Re: Variation selectors and vowel marks

From: Ernest Cline (ernestcline@mindspring.com)
Date: Sat Apr 24 2004 - 18:16:45 EDT

  • Next message: Peter Kirk: "Re: Variation selectors and vowel marks"

    > [Original Message]
    > From: Peter Kirk <peterkirk@qaya.org>
    >
    > On 24/04/2004 11:22, Ernest Cline wrote:
    >
    > >...
    > >
    > >
    > >As someone who has put a lot of thought into variation selectors, let me
    > >point out something. In the case of B M1 M2 VS what would the variation
    > >selector indicating as being varied if such a thing were to be allowed?
    > >Since variation selectors are combining marks, then just like any other
    > >combining marks they should be viewed as being applied to the entire
    > >combining sequence up to that point, and hence should be viewed as
    > >indicating a variant of B M1 M2, and not of just the preceding mark.
    > >Any other treatment complicates things too much.
    >
    > I always assumed that VS's are intended to apply to just the immediately
    > preceding character, and not to a whole combining character sequence. In
    > my opinion, "Any other treatment complicates things too much." But
    > perhaps there are others who can tell us what the UTC intended for this.

    Which is why as things currently stand, the standard calls for the only
    legal
    sequences to involve base characters only. To quote from Section 15.6:

    "The base character in a variation sequence is never a combining
    character or a decomposable character. The variation selectors
    themselves are combining marks of combining class 0 ..."
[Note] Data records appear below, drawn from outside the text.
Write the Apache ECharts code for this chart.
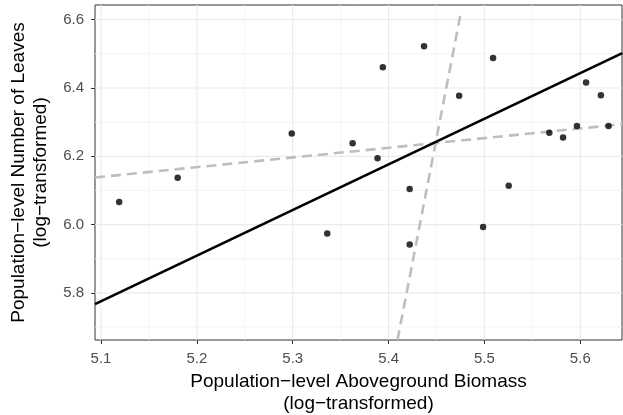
<!DOCTYPE html>
<html>
<head>
<meta charset="utf-8">
<script src="https://cdn.jsdelivr.net/npm/echarts@6/dist/echarts.min.js"></script>
<style>
  html, body { margin: 0; padding: 0; background: #fff; }
  #main { width: 623px; height: 415px; }
</style>
</head>
<body>
<div id="main"></div>
<script>
// biomass (x) and leaves (y), log-transformed
var biomass = [5.119, 5.180, 5.299, 5.336, 5.3625, 5.3885, 5.394, 5.422, 5.422, 5.437,
               5.4736, 5.4986, 5.509, 5.5253, 5.5677, 5.582, 5.5965, 5.606, 5.6215, 5.6295];
var leaves  = [6.066, 6.137, 6.267, 5.974, 6.238, 6.194, 6.461, 6.104, 5.942, 6.522,
               6.377, 5.993, 6.488, 6.114, 6.269, 6.255, 6.289, 6.416, 6.379, 6.289];

// fitted lines, end points
var fitLine   = [[5.09375, 5.767], [5.6438, 6.502]];
var yOnXLine  = [[5.09375, 6.138], [5.6438, 6.294]];
var xOnYLine  = [[5.4093, 5.662], [5.4752, 6.618]];

var xMajor = [5.1, 5.2, 5.3, 5.4, 5.5, 5.6];
var xMinor = [5.15, 5.25, 5.35, 5.45, 5.55];
var yMajor = [5.8, 6.0, 6.2, 6.4, 6.6];
var yMinor = [5.7, 5.9, 6.1, 6.3, 6.5];

var xMin = 5.09375, xMax = 5.6435;
var yMin = 5.662, yMax = 6.643;

var myChart = echarts.init(document.getElementById('main'));

// panel grid lines (theme_bw look)
var gridSeries = [];
function vLine(v, color, w) {
  gridSeries.push({ type: 'line', data: [[v, yMin], [v, yMax]], symbol: 'none', silent: true, z: 1,
    lineStyle: { color: color, width: w } });
}
function hLine(v, color, w) {
  gridSeries.push({ type: 'line', data: [[xMin, v], [xMax, v]], symbol: 'none', silent: true, z: 1,
    lineStyle: { color: color, width: w } });
}
xMinor.forEach(function (v) { vLine(v, '#f3f3f3', 0.8); });
yMinor.forEach(function (v) { hLine(v, '#f3f3f3', 0.8); });
xMajor.forEach(function (v) { vLine(v, '#ebebeb', 1.2); });
yMajor.forEach(function (v) { hLine(v, '#ebebeb', 1.2); });

var font = 'Liberation Sans, Arial, sans-serif';

var option = {
  animation: false,
  backgroundColor: '#fff',
  grid: {
    left: 95, right: 1, top: 5, bottom: 75,
    outerBoundsMode: 'none',
    containLabel: false,
    show: true, borderColor: '#333', borderWidth: 1, backgroundColor: '#fff'
  },
  xAxis: {
    type: 'value',
    min: xMin, max: xMax,
    name: 'Population\u2212level Aboveground Biomass\n(log\u2212transformed)',
    nameLocation: 'middle',
    nameGap: 31,
    nameTextStyle: { fontFamily: font, fontSize: 19, color: '#000', lineHeight: 22 },
    axisLine: { show: false },
    axisTick: { show: true, length: 4, customValues: xMajor, lineStyle: { color: '#333' } },
    axisLabel: { customValues: xMajor, fontFamily: font, fontSize: 15, color: '#4d4d4d', margin: 11 },
    splitLine: { show: false }
  },
  yAxis: {
    type: 'value',
    min: yMin, max: yMax,
    name: 'Population\u2212level Number of Leaves\n(log\u2212transformed)',
    nameLocation: 'middle',
    nameGap: 43,
    nameTextStyle: { fontFamily: font, fontSize: 19, color: '#000', lineHeight: 22 },
    axisLine: { show: false },
    axisTick: { show: true, length: 4, customValues: yMajor, lineStyle: { color: '#333' } },
    axisLabel: {
      customValues: yMajor, fontFamily: font, fontSize: 15, color: '#4d4d4d', margin: 11,
      formatter: function (v) { return v.toFixed(1); }
    },
    splitLine: { show: false }
  },
  series: gridSeries.concat([
    {
      type: 'line', data: yOnXLine, symbol: 'none', z: 2,
      lineStyle: { color: '#bebebe', width: 2.6, type: [10, 6] }
    },
    {
      type: 'line', data: xOnYLine, symbol: 'none', z: 2,
      lineStyle: { color: '#bebebe', width: 2.6, type: [10, 6] }
    },
    {
      type: 'line', data: fitLine, symbol: 'none', z: 3,
      lineStyle: { color: '#000', width: 2.7 }
    },
    {
      type: 'scatter', z: 4,
      data: biomass.map(function (x, i) { return [x, leaves[i]]; }),
      symbolSize: 6.5,
      itemStyle: { color: '#000' }
    }
  ])
};

myChart.setOption(option);
</script>
</body>
</html>
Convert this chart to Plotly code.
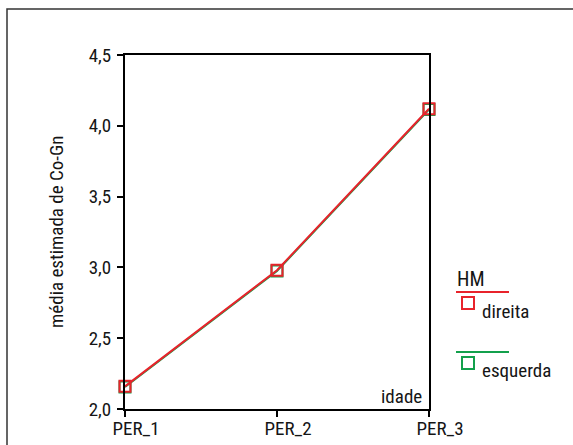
import plotly.graph_objects as go

categories = ["PER_1", "PER_2", "PER_3"]
direita = [2.16, 2.98, 4.12]
esquerda = [2.155, 2.975, 4.115]
y_ticks = [2.0, 2.5, 3.0, 3.5, 4.0, 4.5]

RED = "#e8232b"
GREEN = "#13a04c"
FONT = "Roboto Condensed, Liberation Sans Narrow, sans-serif"

xpos = list(range(len(categories)))

fig = go.Figure()
fig.add_trace(go.Scatter(x=xpos, y=esquerda, mode="lines+markers", name="esquerda",
                         line=dict(color=GREEN, width=2),
                         marker=dict(symbol="square-open", size=11, color=GREEN, line=dict(width=2)),
                         cliponaxis=False))
fig.add_trace(go.Scatter(x=xpos, y=direita, mode="lines+markers", name="direita",
                         line=dict(color=RED, width=2),
                         marker=dict(symbol="square-open", size=11, color=RED, line=dict(width=2)),
                         cliponaxis=False))

L, R, T, B = 125, 144, 55, 36
W, H = 573, 445
pw, ph = W - L - R, H - T - B

def px(x):
    return (x - L) / pw

def py(y):
    return 1 - (y - T) / ph

fig.update_layout(
    width=W, height=H, margin=dict(l=L, r=R, t=T, b=B, autoexpand=False),
    paper_bgcolor="white", plot_bgcolor="white",
    showlegend=False, separators=",.",
    font=dict(family=FONT, size=18, color="#151515"),
    xaxis=dict(range=[0, 2], tickvals=xpos, ticktext=categories, automargin=False,
               showgrid=False, zeroline=False, showline=True, linecolor="black",
               linewidth=2, mirror=True, ticks="outside", ticklen=6, tickwidth=1.5,
               tickcolor="black", ticklabelshift=11, ticklabelstandoff=-5, tickfont=dict(size=19)),
    yaxis=dict(range=[2.0, 4.5], tickvals=y_ticks, tickformat=".1f", automargin=False,
               showgrid=False, zeroline=False, showline=True, linecolor="black",
               linewidth=2, mirror=True, ticks="outside", ticklen=6, tickwidth=1.5,
               tickcolor="black", ticklabelstandoff=2, tickfont=dict(size=19)),
)

shapes = [
    # outer frame
    dict(type="rect", xref="paper", yref="paper", x0=px(7), x1=px(580), y0=py(9), y1=py(452),
         line=dict(color="#333", width=1.5), fillcolor="rgba(0,0,0,0)", layer="below"),
    # legend lines
    dict(type="line", xref="paper", yref="paper", x0=px(456), x1=px(509), y0=py(292), y1=py(292),
         line=dict(color=RED, width=2)),
    dict(type="line", xref="paper", yref="paper", x0=px(456), x1=px(509), y0=py(352), y1=py(352),
         line=dict(color=GREEN, width=2)),
    # legend markers
    dict(type="rect", xref="paper", yref="paper", x0=px(462), x1=px(474), y0=py(297), y1=py(309),
         line=dict(color=RED, width=2)),
    dict(type="rect", xref="paper", yref="paper", x0=px(462), x1=px(474), y0=py(357), y1=py(369),
         line=dict(color=GREEN, width=2)),
]
fig.update_layout(shapes=shapes)

ann = [
    dict(text="média estimada de Co-Gn", x=px(56), y=py(232), textangle=-90, font=dict(size=19)),
    dict(text="idade", x=px(401), y=py(396), font=dict(size=19)),
    dict(text="HM", x=px(455), y=py(279), xanchor="left", font=dict(size=20)),
    dict(text="direita", x=px(480), y=py(311), xanchor="left", font=dict(size=19)),
    dict(text="esquerda", x=px(480), y=py(370), xanchor="left", font=dict(size=19)),
]
for a in ann:
    a.update(xref="paper", yref="paper", showarrow=False)
    a.setdefault("xanchor", "center")
    a.setdefault("yanchor", "middle")
fig.update_layout(annotations=ann)

fig.write_html("out.html")
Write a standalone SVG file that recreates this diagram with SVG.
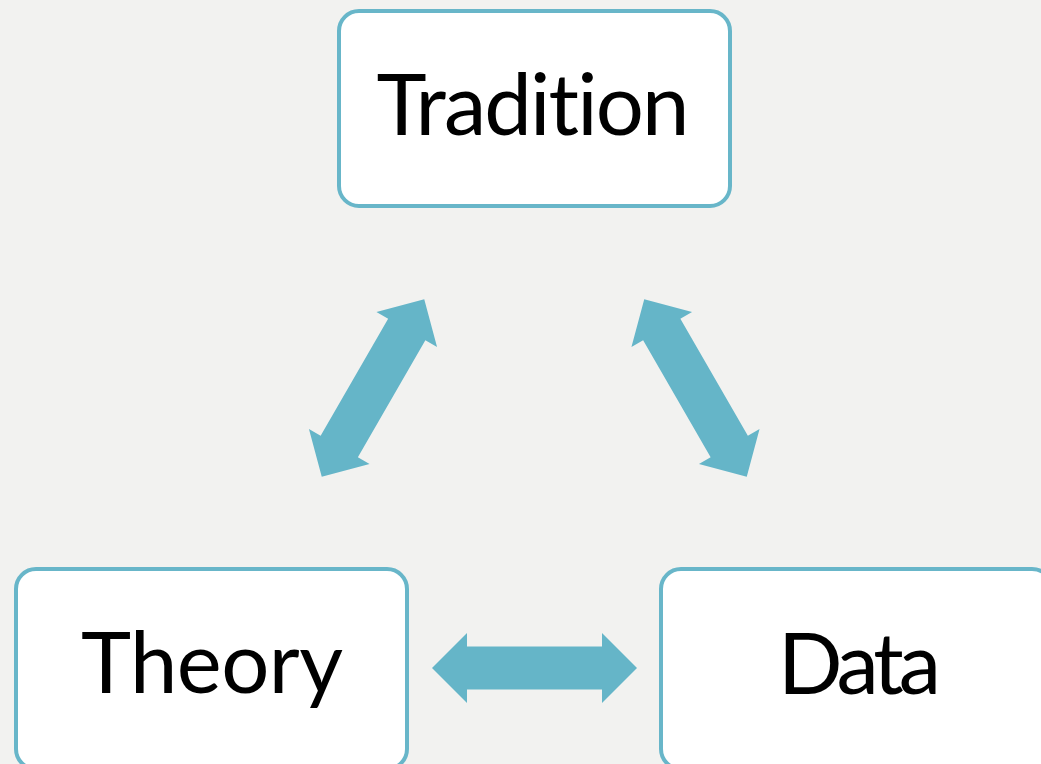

    In order to get Variation Selectors even able to be applied to
    other combining marks one would need to change the way
    Variation Selectors work, and doing that is what would complicate
    things too much.

    > >Thus in the case of the vowel marks, one could add a series of variation
    > >sequences with one for each base character that the variant vowel
    > >mark would be used with. If this causes too many other problems, ...
    >
    > It would indeed if someone considers that every such combining sequence
    > has to be enumerated and defined individually. But if one simply says
    > that every combining sequence containing e.g. the sequence <QAMATS, VS1>
    > is legal and represents use of the variant qamats glyph, then there is
    > no problem.

    There are tons of problems once one adds in other combining marks
    being applied to the character as well, because then under normalization,
    unless the mark you were applying the variation selector to is of
    combining class 0, you can't assure that the variation selector will
    stay with the mark. Having the existing Variation Selectors behave
    in that way would break the normalization stability guarantee, so that
    can't be done, so you would need to introduce new Variation
    Selectors that would behave in this novel fashion.

    In order to do so, under the existing combining class framework you
    would need to add variation selectors with the same combining class
    as the mark it works with. An alternative would be to add yet another
    property for these new Variation Selectors so as to have it go outside
    the existing canonical combining class rules when it comes to
    canonical ordering.. Either way, it won't work properly with existing
    implementations, involves a lot more work than adding another
    vowel mark, and will not solve the problem of legacy data using the
    vowel mark for both the main version and its variant. I just don't
    see the benefits justifying the costs. If there were a number of use
    cases for doing this, it might justify the effort required, but for only
    a couple of vowel marks, I can't see it.